Why has Google Wave failed?

Google Wave was launched in 2009 as experimental service with lots of real-time interaction features. I think it’s important to really understand why it failed. For its time, it was very innovative. Still, it failed to meet the expectations of Google. Why? What was wrong with Wave?

Figuring this out is important, because as futuristic community building very innovative things we are almost predestined to run into the same problems that Google Wave ran into. So, we need to understand the potential pitfalls in order to be able to strategically avoid them.

What’s your theory why Google Wave failed?

eh. I can’t be bothered to properly ‘write up’ what we said in the hangout, but roughly, i think it’s because they wanted to merge the ideas into the existing web instead of starting from scratch with a completely new web/network.
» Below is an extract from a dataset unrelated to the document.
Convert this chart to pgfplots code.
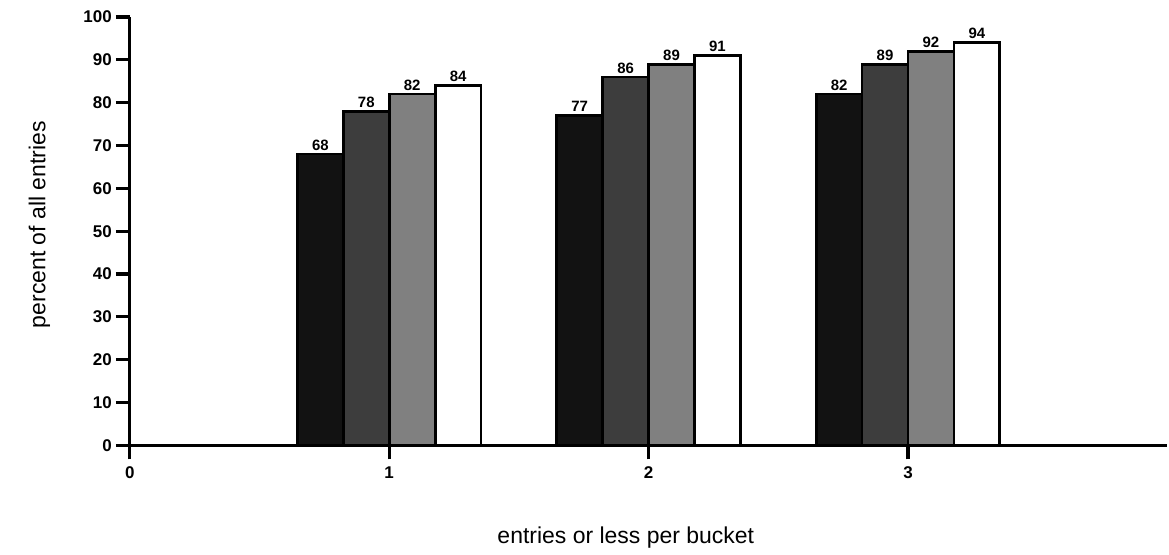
\documentclass[border=0pt]{standalone}
\usepackage{pgfplots}
\pgfplotsset{compat=1.18}
\usepackage{fontspec}
\setmainfont{Liberation Sans}
\begin{document}
\begin{tikzpicture}
\begin{axis}[
  at={(0,0)}, anchor=south west,
  scale only axis, width=519.5pt, height=214.5pt,
  xmin=0, xmax=4, ymin=0, ymax=100,
  axis x line*=bottom, axis y line*=left,
  axis line style={line width=1.6pt, -},
  xtick={0,1,2,3}, ytick={0,10,...,100},
  tick align=outside, major tick length=7pt,
  tick style={line width=1.6pt, black},
  /pgf/number format/assume math mode=true,
  ticklabel style={font=\fontsize{8.5}{10}\selectfont\bfseries},
  yticklabel style={xshift=1.5pt},
  xlabel={entries or less per bucket},
  ylabel={percent of all entries},
  label style={font=\fontsize{11.5}{14}\selectfont},
  xlabel style={at={(axis description cs:0.478,-0.214)}, anchor=center},
  ylabel style={at={(axis description cs:-0.087,0.515)}, anchor=center},
  ybar, bar width=0.177,
  every axis plot/.append style={draw=black, line width=1.4pt},
  nodes near coords,
  every node near coord/.append style={font=\fontsize{7.5}{9}\selectfont\bfseries, inner sep=1.2pt, black},
  clip=false,
]
\addplot[fill=black!93, bar shift=-0.2655] coordinates {(1,68) (2,77) (3,82)};
\addplot[fill=black!76, bar shift=-0.0885] coordinates {(1,78) (2,86) (3,89)};
\addplot[fill=black!50, bar shift=0.0885] coordinates {(1,82) (2,89) (3,92)};
\addplot[fill=white, bar shift=0.2655] coordinates {(1,84) (2,91) (3,94)};
\end{axis}
\path[use as bounding box] (-65pt,-53pt) rectangle (519.5pt,223pt);
\end{tikzpicture}
\end{document}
I could spend ages thinking/writing about wave, but I guess the time is better spent working on my solution :slightly_smiling:

It’s not only that Google Wave has failed, but also that its successor projects seemed to have failed getting a lot of attention, or users:

A common issue seems to be that those systems are very complicated and that their performance is not very good. User experience isn’t very smooth. There is too much freedom, and there are too many features. So, there’s a significant learning curve, which only few users are willing to go through, if they don’t see many of their friends already using the system actively. If the government or big corporations forced people to use Wave, people would probably learn to love it, apart from the performance issues, of course.